Es fundamental atender entonces al hecho de que, en un sistema sano o saludable, no todo pasa por el cerebro, lo cual marca una distancia enorme con respecto a toda la tradición encefalocéntri-ca de la civilización occidental.

Para terminar parcialmente este intermezzo, cabe una reflexión puntual. Las bases biológicas del pensar pueden ser igualmente bien comprendidas a partir del reconocimiento explícito de que el modo como pensamos e incluso el contenido de lo que pensamos incide en la salud humana. A título ilustrativo, por ejemplo, la medicina ayurvédica pone de manifiesto que la salud humana pasa por el proceso de aprender a pensar. Aquí ello significa no pensar en el pasado o en el futuro, porque nos enfermamos. Debemos aprender a pensar en el presente. Y pensar en el presente significa simple y llanamente concentrarnos, en cada caso en aquello que hacemos, sin más. Si estamos comiendo, existe ese presente. Si caminamos o estudiamos, ese el único tiempo real, y así sucesivamente para cada una de las actividades que podemos emprender. Diversas otras tradiciones culturales coinciden con este aspecto.

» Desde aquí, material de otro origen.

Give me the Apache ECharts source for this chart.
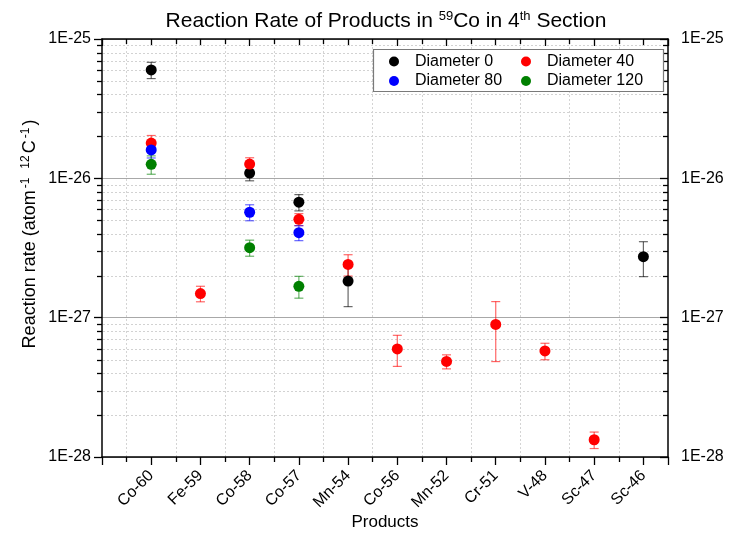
<!DOCTYPE html>
<html>
<head>
<meta charset="utf-8">
<script src="https://cdn.jsdelivr.net/npm/echarts@6/dist/echarts.min.js"></script>
<style>
  html, body { margin: 0; padding: 0; background: #ffffff; }
  #chart { width: 729px; height: 535px; }
</style>
</head>
<body>
<div id="chart"></div>
<script>
// Products on the x axis, placed at positions 1..11
const products = ['Co-60', 'Fe-59', 'Co-58', 'Co-57', 'Mn-54', 'Co-56', 'Mn-52', 'Cr-51', 'V-48', 'Sc-47', 'Sc-46'];

// Log axis tick labels (decades)
const yTickLabels = { '-28': '1E-28', '-27': '1E-27', '-26': '1E-26', '-25': '1E-25' };

const seriesNames = ['Diameter 0', 'Diameter 40', 'Diameter 80', 'Diameter 120'];
const seriesColors = ['#000000', '#ff0000', '#0000ff', '#008000'];

// Reaction rates (atom^-1 12C^-1) per product; null = no value
const rateD0   = [6.0e-26, null, 1.09e-26, 6.74e-27, 1.83e-27, null, null, null, null, null, 2.74e-27];
const errD0    = [0.8e-26, null, 0.13e-26, 0.9e-27, 0.63e-27, null, null, null, null, null, 0.77e-27];

const rateD40  = [1.79e-26, 1.49e-27, 1.265e-26, 5.08e-27, 2.41e-27, 5.97e-28, 4.85e-28, 8.94e-28, 5.77e-28, 1.33e-28, null];
const errD40   = [0.24e-26, 0.19e-27, 0.14e-26, 0.5e-27, 0.42e-27, 1.5e-28, 0.56e-28, 4.1e-28, 0.78e-28, 0.18e-28, null];

const rateD80  = [1.60e-26, null, 5.71e-27, 4.07e-27, null, null, null, null, null, null, null];
const errD80   = [0.2e-26, null, 0.75e-27, 0.5e-27, null, null, null, null, null, null, null];

const rateD120 = [1.26e-26, null, 3.18e-27, 1.68e-27, null, null, null, null, null, null, null];
const errD120  = [0.19e-26, null, 0.42e-27, 0.3e-27, null, null, null, null, null, null, null];

const rates = [rateD0, rateD40, rateD80, rateD120];
const errors = [errD0, errD40, errD80, errD120];

// Minor log positions (2..9 per decade) for dotted grid and minor ticks
const minorDecades = [-28, -27, -26];
const minorMultipliers = [2, 3, 4, 5, 6, 7, 8, 9];

// Log axis extent; nudged by a hair so both end decades get a tick and label
const Y_MIN = 1e-28 * 0.99999;
const Y_MAX = 1e-25 * 1.00001;

const FONT = '"Liberation Sans", Arial, sans-serif';

const chart = echarts.init(document.getElementById('chart'));

function pointData(vals) {
  const out = [];
  vals.forEach(function (v, i) { if (v != null) out.push([i + 1, v]); });
  return out;
}
function errorData(vals, errs) {
  const out = [];
  vals.forEach(function (v, i) { if (v != null) out.push([i + 1, v - errs[i], v + errs[i]]); });
  return out;
}

function errorBarRenderer(color) {
  return function (params, api) {
    const x = api.value(0);
    const pLo = api.coord([x, api.value(1)]);
    const pHi = api.coord([x, api.value(2)]);
    const cap = 4.5;
    const style = { stroke: color, lineWidth: 1.2, opacity: 0.6 };
    return {
      type: 'group',
      children: [
        { type: 'line', shape: { x1: pHi[0], y1: pHi[1], x2: pLo[0], y2: pLo[1] }, style: style },
        { type: 'line', shape: { x1: pHi[0] - cap, y1: pHi[1], x2: pHi[0] + cap, y2: pHi[1] }, style: style },
        { type: 'line', shape: { x1: pLo[0] - cap, y1: pLo[1], x2: pLo[0] + cap, y2: pLo[1] }, style: style }
      ]
    };
  };
}

// Dotted minor grid lines plus minor ticks on both log axes
function minorRenderer(params, api) {
  const cs = params.coordSys;
  const y = Math.round(api.coord([0, api.value(1)])[1]) + 0.5;
  const left = cs.x, right = cs.x + cs.width;
  return {
    type: 'group',
    children: [
      { type: 'line', shape: { x1: left + 1, y1: y, x2: right - 1, y2: y },
        style: { stroke: '#d2d2d2', lineWidth: 1, lineDash: [2, 2] } },
      { type: 'line', shape: { x1: left - 5, y1: y, x2: left, y2: y },
        style: { stroke: '#000', lineWidth: 1.3 } },
      { type: 'line', shape: { x1: right - 5, y1: y, x2: right, y2: y },
        style: { stroke: '#000', lineWidth: 1.3 } }
    ]
  };
}

const minorData = [];
minorDecades.forEach(function (d) {
  minorMultipliers.forEach(function (m) { minorData.push([0, m * Math.pow(10, d)]); });
});

const series = [
  {
    type: 'custom',
    name: 'minor',
    silent: true,
    clip: false,
    z: 1,
    renderItem: minorRenderer,
    encode: { x: 0, y: 1 },
    data: minorData
  }
];

seriesNames.forEach(function (name, k) {
  series.push({
    type: 'custom',
    name: name + ' error',
    silent: true,
    z: 3,
    renderItem: errorBarRenderer(seriesColors[k]),
    encode: { x: 0, y: [1, 2] },
    data: errorData(rates[k], errors[k])
  });
});
seriesNames.forEach(function (name, k) {
  series.push({
    type: 'scatter',
    name: name,
    symbol: 'circle',
    symbolSize: 11,
    z: 4,
    itemStyle: { color: seriesColors[k], opacity: 1 },
    data: pointData(rates[k])
  });
});

function decadeLabel(v) {
  const e = Math.round(Math.log10(v));
  return yTickLabels[String(e)] || '';
}

const baseX = {
  type: 'value',
  min: 0,
  max: 11.5,
  interval: 1,
  axisLine: { show: true, onZero: false, lineStyle: { color: '#000', width: 1.5 } },
  splitLine: { show: false },
  minorTick: { show: true, splitNumber: 2, length: 5, lineStyle: { color: '#000', width: 1.3 } },
  minorSplitLine: { show: false }
};

const option = {
  backgroundColor: '#ffffff',
  animation: false,
  textStyle: { fontFamily: FONT },
  title: {
    text: 'Reaction Rate of Products in {sup|59}Co in 4{sup|th} Section',
    left: 381,
    textAlign: 'center',
    top: 5,
    textStyle: {
      fontFamily: FONT, fontSize: 21, fontWeight: 'normal', color: '#000',
      rich: {
        sup: { fontFamily: FONT, fontSize: 13, verticalAlign: 'top', padding: [0, 0, 9, 0], color: '#000' }
      }
    }
  },
  grid: { left: 102, right: 61, top: 39, bottom: 78, containLabel: false, outerBoundsMode: 'none' },
  xAxis: [
    Object.assign({}, baseX, {
      position: 'bottom',
      name: 'Products',
      nameLocation: 'middle',
      nameGap: 57,
      nameMoveOverlap: false,
      nameTextStyle: { fontFamily: FONT, fontSize: 17, color: '#000' },
      axisTick: { show: true, inside: false, length: 8, lineStyle: { color: '#000', width: 1.3 } },
      axisLabel: {
        rotate: 45, margin: 16, fontFamily: FONT, fontSize: 16, color: '#000',
        showMinLabel: true, showMaxLabel: true, hideOverlap: false,
        formatter: function (v) {
          const i = Math.round(v);
          return (Math.abs(v - i) < 1e-6 && i >= 1 && i <= products.length) ? products[i - 1] : '';
        }
      },
      minorSplitLine: { show: true, lineStyle: { color: '#d4d4d4', width: 1, type: [2, 2] } }
    }),
    Object.assign({}, baseX, {
      position: 'top',
      axisTick: { show: true, inside: true, length: 7, lineStyle: { color: '#000', width: 1.3 } },
      axisLabel: { show: false }
    })
  ],
  yAxis: [
    {
      type: 'log',
      logBase: 10,
      min: Y_MIN,
      max: Y_MAX,
      position: 'left',
      name: 'Reaction rate (atom{sup|-1} {sup|12}C{sup|-1})',
      nameLocation: 'middle',
      nameGap: 62,
      nameMoveOverlap: false,
      nameTextStyle: {
        fontFamily: FONT, fontSize: 18, color: '#000', padding: [0, 0, 0, 28],
        rich: { sup: { fontFamily: FONT, fontSize: 12, verticalAlign: 'top', padding: [0, 2, 8, 2], color: '#000' } }
      },
      axisLine: { show: true, onZero: false, lineStyle: { color: '#000', width: 1.5 } },
      axisTick: { show: true, inside: false, length: 8, lineStyle: { color: '#000', width: 1.3 } },
      axisLabel: {
        margin: 11, fontFamily: FONT, fontSize: 16, color: '#000', formatter: decadeLabel,
        showMinLabel: true, showMaxLabel: true, hideOverlap: false
      },
      splitLine: { show: true, lineStyle: { color: '#a8a8a8', width: 1 } }
    },
    {
      type: 'log',
      logBase: 10,
      min: Y_MIN,
      max: Y_MAX,
      position: 'right',
      axisLine: { show: true, onZero: false, lineStyle: { color: '#000', width: 1.5 } },
      axisTick: { show: true, inside: true, length: 8, lineStyle: { color: '#000', width: 1.3 } },
      axisLabel: {
        margin: 13, fontFamily: FONT, fontSize: 16, color: '#000', formatter: decadeLabel,
        showMinLabel: true, showMaxLabel: true, hideOverlap: false
      },
      splitLine: { show: false }
    }
  ],
  legend: [
    {
      data: ['Diameter 0', 'Diameter 80'],
      orient: 'vertical',
      left: 389,
      top: 52.5,
      padding: 0,
      itemWidth: 32,
      itemHeight: 10,
      itemGap: 1.5,
      icon: 'circle',
      z: 12,
      textStyle: { fontFamily: FONT, fontSize: 16, lineHeight: 18, color: '#000' }
    },
    {
      data: ['Diameter 40', 'Diameter 120'],
      orient: 'vertical',
      left: 521,
      top: 52.5,
      padding: 0,
      itemWidth: 32,
      itemHeight: 10,
      itemGap: 1.5,
      icon: 'circle',
      z: 12,
      textStyle: { fontFamily: FONT, fontSize: 16, lineHeight: 18, color: '#000' }
    }
  ],
  graphic: [
    {
      type: 'rect',
      z: 10,
      shape: { x: 373.5, y: 49.5, width: 290, height: 42 },
      style: { fill: '#ffffff', stroke: '#7a7a7a', lineWidth: 1.2 }
    }
  ],
  series: series
};

chart.setOption(option);
</script>
</body>
</html>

La salud humana pasa por el hecho de que seamos nosotros quienes controlamos el cerebro, y no al revés. Para la inmensa mayoría de la gente, es el cerebro el que los domina. Y vale entonces recordar lo que, a modo de imagen, mencionaba Siddharta Gautama: el yo o el cerebro es un mono loco, borracho, picado por una abeja. El cerebro nos saca de nosotros mismos, y hace que nos perdamos en el camino. Entonces, simple y llanamente, erramos.